[Exercise instructions]:
Copy out the entries in full and with complete accuracy; pictures are excluded.

[Source data]:

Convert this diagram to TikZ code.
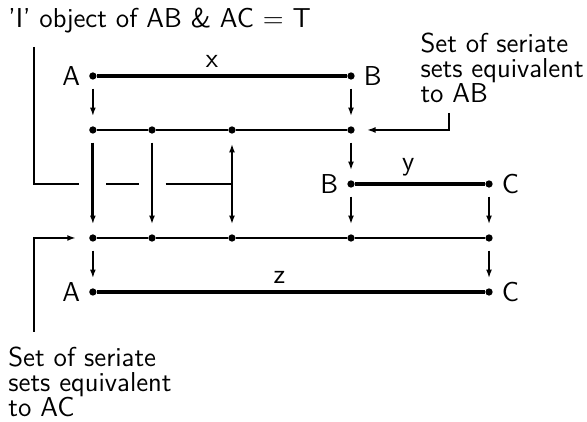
\documentclass[tikz,border=0pt]{standalone}
\usepackage{tikz}
\usetikzlibrary{arrows.meta,positioning}

\begin{document}
\begin{tikzpicture}[>={Latex[length=1.6mm,width=1.1mm]},
    every node/.style={font=\fontsize{14.4}{13}\selectfont\sffamily},
    dot/.style={circle, fill, inner sep=0pt, minimum size=1.35mm},
    flow/.style={->, line width=1.2pt, shorten <=1.6mm, shorten >=1.8mm},
    brace/.style={line width=1.4pt}]
    \useasboundingbox (0,-1.407) rectangle (10.87,6.407);

    \node[dot] (a1) at (1.72,5) {};
    \node[dot] (b1) at (6.5,5) {};
    \node[left=0.04cm of a1] (la1) {A};
    \node[right=0.04cm of b1] (lb1) {B};
    \draw[line width=1.8pt] (a1) -- (b1) node[pos=0.46, above] (lx) {x};

    \node[dot] (m1) at (1.72,4) {};
    \node[dot] (m2) at (2.815,4) {};
    \node[dot] (m3) at (4.296,4) {};
    \node[dot] (m4) at (6.5,4) {};
    \draw[line width=1.2pt] (m1) -- (m2) -- (m3) -- (m4);

    \node[dot] (b2) at (6.5,3) {};
    \node[dot] (c2) at (9.056,3) {};
    \node[left=0.04cm of b2] (lb2) {B};
    \node[right=0.04cm of c2] (lc2) {C};
    \draw[line width=1.6pt] (b2) -- (c2) node[pos=0.41, above] (ly) {y};

    \node[dot] (n1) at (1.72,2) {};
    \node[dot] (n2) at (2.815,2) {};
    \node[dot] (n3) at (4.296,2) {};
    \node[dot] (n4) at (6.5,2) {};
    \node[dot] (n5) at (9.056,2) {};
    \draw[line width=1.5pt] (n1) -- (n2) -- (n3) -- (n4) -- (n5);

    \node[dot] (a3) at (1.72,1) {};
    \node[dot] (c3) at (9.056,1) {};
    \node[left=0.04cm of a3] (la3) {A};
    \node[right=0.04cm of c3] (lc3) {C};
    \draw[line width=2.1pt] (a3) -- (c3) node[pos=0.47, above] (lz) {z};

    \draw[flow] (a1) -- (m1);
    \draw[flow] (b1) -- (m4);
    \draw[flow] (m4) -- (b2);
    \draw[flow, line width=1.6pt] (m1) -- (n1);
    \draw[flow] (m2) -- (n2);
    \draw[flow, <->, shorten <=1.8mm] (m3) -- (n3);
    \draw[flow] (b2) -- (n4);
    \draw[flow] (c2) -- (n5);
    \draw[flow] (n1) -- (a3);
    \draw[flow] (n5) -- (c3);

    \node[anchor=base west, inner sep=0pt] (title) at (0.148,5.889) {'I' object of AB \& AC $=$ T};
    \coordinate (t0) at (0.63,5.54);
    \draw[brace] (t0) |- ([xshift=-2.5mm]m1 |- b2);
    \draw[brace] ([xshift=2.5mm]m1 |- b2) -- ([xshift=-2.5mm]m2 |- b2);
    \draw[brace] ([xshift=2.5mm]m2 |- b2) -- (m3 |- b2);

    \node[anchor=north west, align=left, inner sep=0pt] (setab) at (7.78,5.8) {Set of seriate\\sets equivalent\\to AB};
    \coordinate (s0) at (8.315,4.315);
    \draw[->, line width=1.2pt, shorten >=2.2mm] (s0) |- (m4);

    \node[anchor=north west, align=left, inner sep=0pt] (setac) at (0.148,-0.015) {Set of seriate\\sets equivalent\\to AC};
    \coordinate (s1) at (0.63,0.26);
    \draw[->, brace, shorten >=2.4mm] (s1) |- (n1);
\end{tikzpicture}
\end{document}
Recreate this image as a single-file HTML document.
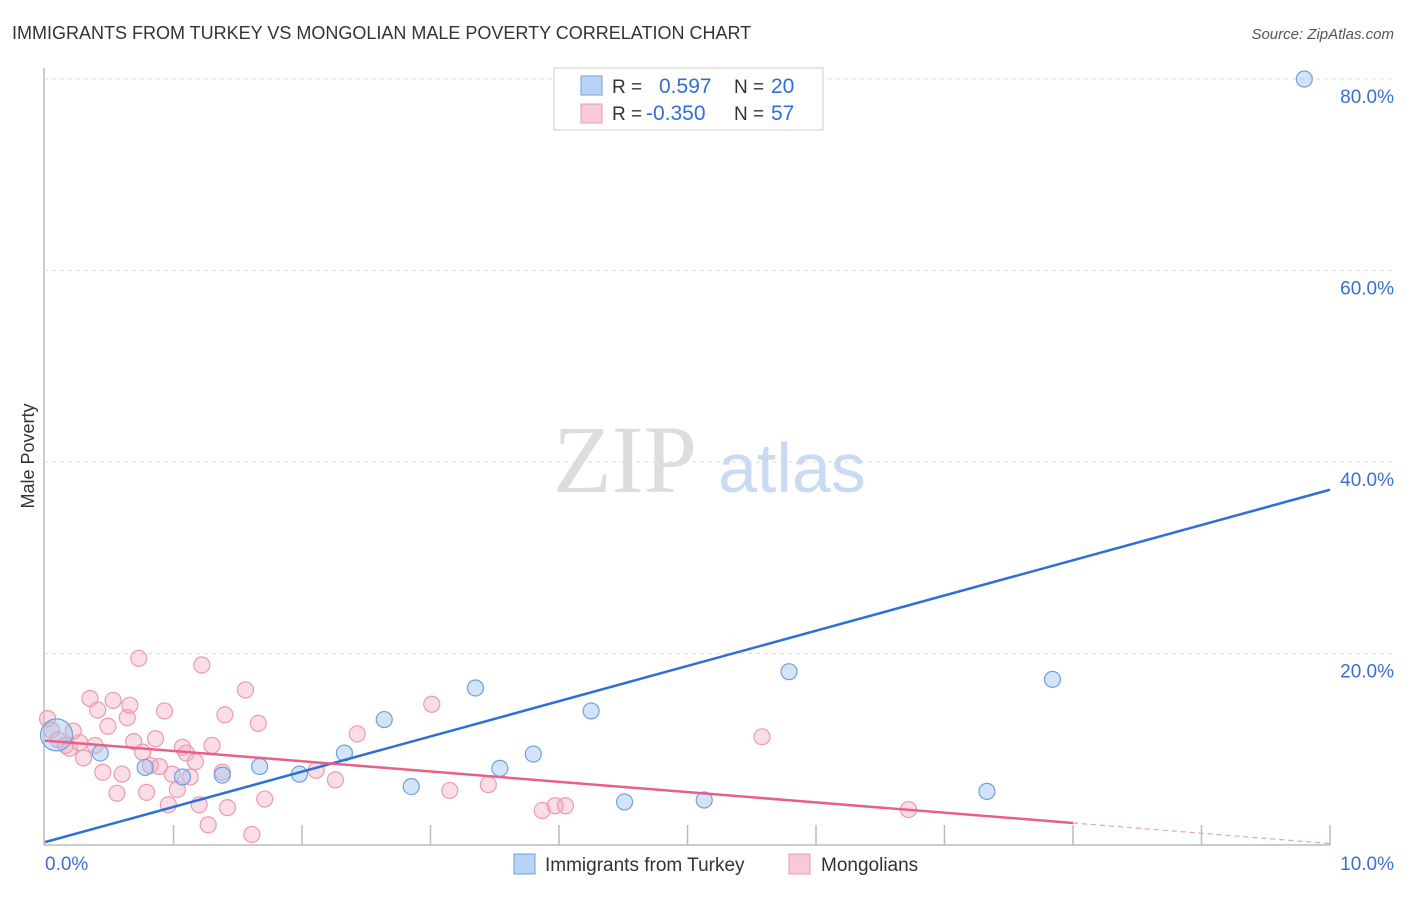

[Correct result]:
Convert this diagram to TikZ code.
\documentclass[tikz,border=0pt]{standalone}
\usepackage{tikz}
\usetikzlibrary{arrows.meta,positioning}

\begin{document}
\begin{tikzpicture}[>={Latex[length=1.6mm,width=1.1mm]},
    every node/.style={font=\fontsize{14.4}{13}\selectfont\sffamily},
    dot/.style={circle, fill, inner sep=0pt, minimum size=1.35mm},
    flow/.style={->, line width=1.2pt, shorten <=1.6mm, shorten >=1.8mm},
    brace/.style={line width=1.4pt}]
    \useasboundingbox (0,-1.407) rectangle (10.87,6.407);

    \node[dot] (a1) at (1.72,5) {};
    \node[dot] (b1) at (6.5,5) {};
    \node[left=0.04cm of a1] (la1) {A};
    \node[right=0.04cm of b1] (lb1) {B};
    \draw[line width=1.8pt] (a1) -- (b1) node[pos=0.46, above] (lx) {x};

    \node[dot] (m1) at (1.72,4) {};
    \node[dot] (m2) at (2.815,4) {};
    \node[dot] (m3) at (4.296,4) {};
    \node[dot] (m4) at (6.5,4) {};
    \draw[line width=1.2pt] (m1) -- (m2) -- (m3) -- (m4);

    \node[dot] (b2) at (6.5,3) {};
    \node[dot] (c2) at (9.056,3) {};
    \node[left=0.04cm of b2] (lb2) {B};
    \node[right=0.04cm of c2] (lc2) {C};
    \draw[line width=1.6pt] (b2) -- (c2) node[pos=0.41, above] (ly) {y};

    \node[dot] (n1) at (1.72,2) {};
    \node[dot] (n2) at (2.815,2) {};
    \node[dot] (n3) at (4.296,2) {};
    \node[dot] (n4) at (6.5,2) {};
    \node[dot] (n5) at (9.056,2) {};
    \draw[line width=1.5pt] (n1) -- (n2) -- (n3) -- (n4) -- (n5);

    \node[dot] (a3) at (1.72,1) {};
    \node[dot] (c3) at (9.056,1) {};
    \node[left=0.04cm of a3] (la3) {A};
    \node[right=0.04cm of c3] (lc3) {C};
    \draw[line width=2.1pt] (a3) -- (c3) node[pos=0.47, above] (lz) {z};

    \draw[flow] (a1) -- (m1);
    \draw[flow] (b1) -- (m4);
    \draw[flow] (m4) -- (b2);
    \draw[flow, line width=1.6pt] (m1) -- (n1);
    \draw[flow] (m2) -- (n2);
    \draw[flow, <->, shorten <=1.8mm] (m3) -- (n3);
    \draw[flow] (b2) -- (n4);
    \draw[flow] (c2) -- (n5);
    \draw[flow] (n1) -- (a3);
    \draw[flow] (n5) -- (c3);

    \node[anchor=base west, inner sep=0pt] (title) at (0.148,5.889) {'I' object of AB \& AC $=$ T};
    \coordinate (t0) at (0.63,5.54);
    \draw[brace] (t0) |- ([xshift=-2.5mm]m1 |- b2);
    \draw[brace] ([xshift=2.5mm]m1 |- b2) -- ([xshift=-2.5mm]m2 |- b2);
    \draw[brace] ([xshift=2.5mm]m2 |- b2) -- (m3 |- b2);

    \node[anchor=north west, align=left, inner sep=0pt] (setab) at (7.78,5.8) {Set of seriate\\sets equivalent\\to AB};
    \coordinate (s0) at (8.315,4.315);
    \draw[->, line width=1.2pt, shorten >=2.2mm] (s0) |- (m4);

    \node[anchor=north west, align=left, inner sep=0pt] (setac) at (0.148,-0.015) {Set of seriate\\sets equivalent\\to AC};
    \coordinate (s1) at (0.63,0.26);
    \draw[->, brace, shorten >=2.4mm] (s1) |- (n1);
\end{tikzpicture}
\end{document}
Recreate this image as a single-file HTML document.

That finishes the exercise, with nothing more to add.